The word smart merely refers to a community enabled by technology even though it has only a few people living in it. Even smart solutions for agriculture can make sweeping changes, the expert said.

"Smart Cities is actually making life more organised and the result of implementing a smart city concept is to make operations of a community simple. So let's forget about complicated RFPs from uninformed policymakers. Even something adopting remote monitoring of an agricultural land is enough to make a smart city," one speaker said.

Sanjeev Gupta, general manager at Microsoft India, spoke about adopting innovative technology.

"Let's get more Indian youth interested and engaged in starting up IoT related companies. Let's start encouraging an op-ex business model now possible by cloud technology; why wouldn't you move to cloud servers instead of spending so much of your capital on hosting such physical infrastructure?
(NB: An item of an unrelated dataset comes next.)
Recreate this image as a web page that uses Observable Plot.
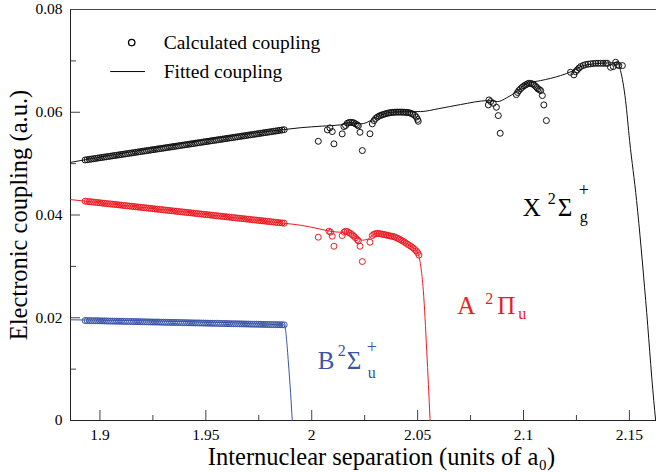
<!DOCTYPE html>
<html><head><meta charset="utf-8">
<script src="https://cdn.jsdelivr.net/npm/d3@7"></script>
<script src="https://cdn.jsdelivr.net/npm/@observablehq/plot@0.6"></script>
<style>
body{margin:0;background:#fff}
svg{display:block}
#chart svg, #chart svg text{font-family:"Liberation Serif","DejaVu Serif",serif !important}
</style>
</head><body><div id="chart"></div>
<script>
// ---- data ----
const denseX = [1.893,1.894,1.895,1.896,1.897,1.898,1.899,1.900,1.901,1.902,1.903,1.904,1.905,1.906,1.907,1.908,1.909,1.910,1.911,1.912,1.913,1.914,1.915,1.916,1.917,1.918,1.919,1.920,1.921,1.922,1.923,1.924,1.925,1.926,1.927,1.928,1.929,1.930,1.931,1.932,1.933,1.934,1.935,1.936,1.937,1.938,1.939,1.940,1.941,1.942,1.943,1.944,1.945,1.946,1.947,1.948,1.949,1.950,1.951,1.952,1.953,1.954,1.955,1.956,1.957,1.958,1.959,1.960,1.961,1.962,1.963,1.964,1.965,1.966,1.967,1.968,1.969,1.970,1.971,1.972,1.973,1.974,1.975,1.976,1.977,1.978,1.979,1.980,1.981,1.982,1.983,1.984,1.985,1.986,1.987];
const denseYX = [0.05070,0.05076,0.05083,0.05089,0.05095,0.05101,0.05108,0.05114,0.05120,0.05127,0.05133,0.05139,0.05145,0.05152,0.05158,0.05164,0.05170,0.05177,0.05183,0.05189,0.05196,0.05202,0.05208,0.05214,0.05221,0.05227,0.05233,0.05240,0.05246,0.05252,0.05258,0.05265,0.05271,0.05277,0.05284,0.05290,0.05296,0.05302,0.05309,0.05315,0.05321,0.05327,0.05334,0.05340,0.05346,0.05353,0.05359,0.05365,0.05371,0.05378,0.05384,0.05390,0.05397,0.05403,0.05409,0.05415,0.05422,0.05428,0.05434,0.05441,0.05447,0.05453,0.05459,0.05466,0.05472,0.05478,0.05484,0.05491,0.05497,0.05503,0.05510,0.05516,0.05522,0.05528,0.05535,0.05541,0.05547,0.05554,0.05560,0.05566,0.05572,0.05579,0.05585,0.05591,0.05598,0.05604,0.05610,0.05616,0.05623,0.05629,0.05635,0.05641,0.05648,0.05654,0.05660];
const denseYA = [0.04269,0.04264,0.04260,0.04255,0.04251,0.04246,0.04242,0.04237,0.04232,0.04228,0.04223,0.04219,0.04214,0.04210,0.04205,0.04201,0.04196,0.04191,0.04187,0.04182,0.04178,0.04173,0.04169,0.04164,0.04159,0.04155,0.04150,0.04146,0.04141,0.04137,0.04132,0.04128,0.04123,0.04118,0.04114,0.04109,0.04105,0.04100,0.04096,0.04091,0.04086,0.04082,0.04077,0.04073,0.04068,0.04064,0.04059,0.04054,0.04050,0.04045,0.04041,0.04036,0.04032,0.04027,0.04023,0.04018,0.04013,0.04009,0.04004,0.04000,0.03995,0.03991,0.03986,0.03981,0.03977,0.03972,0.03968,0.03963,0.03959,0.03954,0.03950,0.03945,0.03940,0.03936,0.03931,0.03927,0.03922,0.03918,0.03913,0.03908,0.03904,0.03899,0.03895,0.03890,0.03886,0.03881,0.03877,0.03872,0.03867,0.03863,0.03858,0.03854,0.03849,0.03845,0.03840];
const denseYB = [0.01946,0.01945,0.01944,0.01943,0.01942,0.01942,0.01941,0.01940,0.01939,0.01938,0.01937,0.01936,0.01935,0.01934,0.01933,0.01933,0.01932,0.01931,0.01930,0.01929,0.01928,0.01927,0.01926,0.01925,0.01925,0.01924,0.01923,0.01922,0.01921,0.01920,0.01919,0.01918,0.01917,0.01916,0.01916,0.01915,0.01914,0.01913,0.01912,0.01911,0.01910,0.01909,0.01908,0.01908,0.01907,0.01906,0.01905,0.01904,0.01903,0.01902,0.01901,0.01900,0.01899,0.01899,0.01898,0.01897,0.01896,0.01895,0.01894,0.01893,0.01892,0.01891,0.01891,0.01890,0.01889,0.01888,0.01887,0.01886,0.01885,0.01884,0.01883,0.01883,0.01882,0.01881,0.01880,0.01879,0.01878,0.01877,0.01876,0.01875,0.01874,0.01874,0.01873,0.01872,0.01871,0.01870,0.01869,0.01868,0.01867,0.01866,0.01866,0.01865,0.01864,0.01863,0.01862];

// irregular calculated points, X state
const calcXx = [2.0031,2.0074,2.0086,2.0097,2.0105,2.0144,2.0152,2.0160,2.0168,2.0176,2.0184,2.0192,2.0199,2.0207,2.0215,2.0220,2.0228,2.0239,2.0275,2.0286,
  2.0294,2.0302,2.0310,2.0318,2.0326,2.0334,2.0342,2.0350,2.0358,2.0366,2.0374,2.0382,2.0390,2.0398,2.0406,2.0414,2.0422,2.0430,2.0438,2.0446,2.0454,2.0462,2.0470,2.0478,2.0486,2.0494,2.0500,2.0503,
  2.0834,2.0837,2.0845,2.0857,2.0872,2.0881,2.0890,
  2.0966,2.0972,2.0978,2.0986,2.0994,2.1002,2.1010,2.1018,2.1025,2.1033,2.1042,2.1050,2.1057,2.1063,2.1068,2.1075,2.1081,2.1089,2.1096,2.1108,
  2.1222,2.1238,2.1246,2.1254,2.1262,2.1270,2.1282,2.1293,2.1305,2.1317,2.1329,2.1341,2.1352,2.1364,2.1376,2.1388,2.1396,2.1411,2.1424,2.1435,2.1443,2.1450,2.1467];
const calcXy = [0.05435,0.05657,0.05696,0.05624,0.05385,0.05579,0.05721,0.05741,0.05786,0.05799,0.05805,0.05799,0.05793,0.05774,0.05754,0.05735,0.05610,0.05254,0.05580,0.05774,
  0.05838,0.05880,0.05905,0.05925,0.05940,0.05952,0.05962,0.05972,0.05980,0.05988,0.05994,0.05998,0.06000,0.06002,0.06003,0.06003,0.06003,0.06002,0.06000,0.05998,0.05994,0.05988,0.05978,0.05960,0.05940,0.05905,0.05860,0.05824,
  0.06143,0.06240,0.06208,0.06175,0.06097,0.05935,0.05591,
  0.06344,0.06385,0.06422,0.06455,0.06486,0.06512,0.06533,0.06550,0.06564,0.06562,0.06552,0.06530,0.06505,0.06480,0.06455,0.06440,0.06422,0.06325,0.06143,0.05838,
  0.06778,0.06727,0.06790,0.06825,0.06860,0.06889,0.06910,0.06928,0.06936,0.06942,0.06948,0.06953,0.06953,0.06953,0.06953,0.06953,0.06953,0.06875,0.06889,0.06973,0.06928,0.06908,0.06908];

// irregular calculated points, A state
const calcAx = [2.0031,2.0081,2.0089,2.0097,2.0105,2.0144,2.0153,2.0160,2.0168,2.0176,2.0184,2.0192,2.0199,2.0207,2.0215,2.0220,2.0228,2.0239,2.0275,
  2.0286,2.0294,2.0302,2.0310,2.0318,2.0326,2.0334,2.0342,2.0350,2.0358,2.0366,2.0374,2.0382,2.0390,2.0398,2.0406,2.0414,2.0422,2.0430,2.0438,2.0446,2.0454,2.0462,2.0470,2.0478,2.0486,2.0494,2.0500,2.0506];
const calcAy = [0.03568,0.03684,0.03665,0.03587,0.03392,0.03600,0.03665,0.03684,0.03678,0.03658,0.03639,0.03613,0.03587,0.03555,0.03522,0.03497,0.03392,0.03094,0.03470,
  0.03600,0.03625,0.03638,0.03642,0.03638,0.03632,0.03626,0.03620,0.03612,0.03604,0.03596,0.03589,0.03584,0.03577,0.03560,0.03545,0.03530,0.03512,0.03492,0.03472,0.03450,0.03428,0.03405,0.03385,0.03360,0.03330,0.03300,0.03268,0.03220];

// fitted curves
const fitXx = [1.8861,1.9867,1.9950,2.0050,2.0136,2.0175,2.0205,2.0231,2.0260,2.0292,2.0330,2.0387,2.0450,2.0514,2.0600,2.0703,2.0835,2.0878,2.0920,2.0963,2.1019,2.1081,2.1175,2.1230,2.1269,2.1331,2.1400,2.1444,2.1458,2.1482,2.1501,2.1534,2.1577,2.1615,2.1624];
const fitXy = [0.05025,0.05663,0.05700,0.05730,0.05754,0.05800,0.05790,0.05774,0.05800,0.05877,0.05950,0.06003,0.06010,0.06013,0.06070,0.06150,0.06227,0.06208,0.06280,0.06389,0.06564,0.06616,0.06714,0.06800,0.06889,0.06941,0.06960,0.06967,0.06811,0.06227,0.05449,0.04281,0.02335,0.00389,0];
const fitAx = [1.8861,1.9867,1.9950,2.0030,2.0080,2.0130,2.0160,2.0190,2.0215,2.0240,2.0265,2.0288,2.0310,2.0350,2.0390,2.0430,2.0470,2.0500,2.0515,2.0527,2.0535,2.0543,2.0551,2.0559];
const fitAy = [0.04300,0.03840,0.03800,0.03735,0.03690,0.03665,0.03670,0.03640,0.03560,0.03510,0.03530,0.03610,0.03645,0.03615,0.03578,0.03495,0.03388,0.03270,0.03000,0.02530,0.02000,0.01360,0.00700,0];
const fitBx = [1.8861,1.9872,1.9880,1.9890,1.9900,1.9908];
const fitBy = [0.01960,0.01860,0.01630,0.01120,0.00550,0];

const xMajor = [1.9,1.95,2,2.05,2.1,2.15];
const xMinor = [1.925,1.975,2.025,2.075,2.125];
const yMajor = [0,0.02,0.04,0.06,0.08];
const yMinor = [0.01,0.03,0.05,0.07];
const xDomain = [1.8861, 2.1628];
const yDomain = [0, 0.08];

const legendItems = ["Calculated coupling", "Fitted coupling"];
const colorX = "#111", colorA = "#ec1c24", colorB = "#3a55a6";

// ---- build ----
const pts = (xs, ys) => xs.map((x, i) => ({x, y: ys[i]}));
const font = "'Liberation Serif', 'DejaVu Serif', serif";

function stateLabel(anchor, parts, color) {
  return parts.map(([t, dx, dy, size]) =>
    Plot.text([anchor], {x: "x", y: "y", text: () => t, dx, dy, fontSize: size,
      textAnchor: "start", lineAnchor: "bottom", fill: color, fontFamily: font}));
}

const chart = Plot.plot({
  width: 656, height: 472,
  marginLeft: 70, marginRight: 0, marginTop: 9, marginBottom: 52,
  style: {fontFamily: font, fontSize: "15.5px", background: "#fff", color: "#000"},
  x: {domain: xDomain, axis: null},
  y: {domain: yDomain, axis: null},
  marks: [
    // tick labels
    Plot.axisX(xMajor, {tickSize: 0, tickPadding: 8, tickFormat: d => String(d), fontSize: 15.5, label: null}),
    Plot.axisY(yMajor, {tickSize: 0, tickPadding: 8, tickFormat: d => d === 0 ? "0" : d.toFixed(2), fontSize: 15.5, label: null}),
    // inward ticks
    Plot.ruleX(xMajor, {x: d => d, y1: 0, y2: 0, insetBottom: 10, stroke: "#444"}),
    Plot.ruleX(xMinor, {x: d => d, y1: 0, y2: 0, insetBottom: 5, stroke: "#444"}),
    Plot.ruleY(yMajor, {y: d => d, x1: xDomain[0], x2: xDomain[0], insetRight: -10, stroke: "#444"}),
    Plot.ruleY(yMinor, {y: d => d, x1: xDomain[0], x2: xDomain[0], insetRight: -6, stroke: "#444"}),
    // frame lines
    Plot.ruleX([xDomain[0]], {stroke: "#222"}),
    Plot.ruleY([yDomain[0]], {stroke: "#222"}),
    Plot.ruleY([yDomain[1]], {stroke: "#444"}),
    Plot.text(["Internuclear separation (units of a₀)"], {frameAnchor: "bottom", textAnchor: "middle", dx: 18, dy: 44, lineAnchor: "bottom", fontSize: 24.5, fontFamily: font}),
    Plot.text(["Electronic coupling (a.u.)"], {frameAnchor: "left", textAnchor: "middle", dx: -44, rotate: -90, lineAnchor: "bottom", fontSize: 24.5, fontFamily: font}),
    // fitted lines
    Plot.line(pts(fitXx, fitXy), {x: "x", y: "y", stroke: colorX, strokeWidth: 1, curve: "monotone-x"}),
    Plot.line(pts(fitAx, fitAy), {x: "x", y: "y", stroke: colorA, strokeWidth: 1, curve: "monotone-x"}),
    Plot.line(pts(fitBx, fitBy), {x: "x", y: "y", stroke: colorB, strokeWidth: 1, curve: "monotone-x"}),
    // calculated points
    Plot.dot(pts(denseX, denseYX).concat(pts(calcXx, calcXy)), {x: "x", y: "y", r: 3, stroke: colorX, strokeWidth: 1, fill: "none"}),
    Plot.dot(pts(denseX, denseYA).concat(pts(calcAx, calcAy)), {x: "x", y: "y", r: 3, stroke: colorA, strokeWidth: 1, fill: "none"}),
    Plot.dot(pts(denseX, denseYB), {x: "x", y: "y", r: 3, stroke: colorB, strokeWidth: 1, fill: "none"}),
    // legend
    Plot.dot([{x: 1.915, y: 0.07356}], {x: "x", y: "y", r: 3.2, stroke: "#000", strokeWidth: 1.3, fill: "none"}),
    Plot.ruleY([{y: 0.06792, x1: 1.9051, x2: 1.9215}], {y: "y", x1: "x1", x2: "x2", stroke: "#000"}),
    Plot.text([{x: 1.9301, y: 0.0724, t: legendItems[0]}], {x: "x", y: "y", text: "t", textAnchor: "start", lineAnchor: "bottom", fontSize: 19.5, fontFamily: font}),
    Plot.text([{x: 1.9301, y: 0.06675, t: legendItems[1]}], {x: "x", y: "y", text: "t", textAnchor: "start", lineAnchor: "bottom", fontSize: 19.5, fontFamily: font}),
    // state labels
    ...stateLabel({x: 2.0996, y: 0.0399}, [["X", 0, 0, 25], ["2", 25, -12, 16], ["Σ", 35, 0, 25], ["+", 56, -20, 18], ["g", 57, 6, 16]], "#000"),
    ...stateLabel({x: 2.0687, y: 0.02076}, [["A", 0, 0, 25], ["2", 28, -10, 16], ["Π", 40, 0, 25], ["u", 61, 5, 16]], colorA),
    ...stateLabel({x: 2.0028, y: 0.01012}, [["B", 0, 0, 25], ["2", 20, -13, 16], ["Σ", 29, 0, 25], ["+", 49, -16, 18], ["u", 50, 9, 16]], colorB)
  ]
});
document.getElementById("chart").appendChild(chart);
</script>
</body></html>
That's how you build a smart city, starting with smart citizens," he said.

Pranay Jivrajka, chief operating officer at Ola Cabs, brought the discussion full circle by saying that collaboration of the private players and the government players should increase to advance India to technologically state of being.

According to him, private players should do more innovation and leading the way to improve collaboration with the policy makers.

"Smart city is a longer term goal, what's important is that everyone is on the same page and all stakeholders know we are all in it together, we need more courage, more understanding and have a close ear to the ground to know what changes are coming and should be made. Private players should chip in more."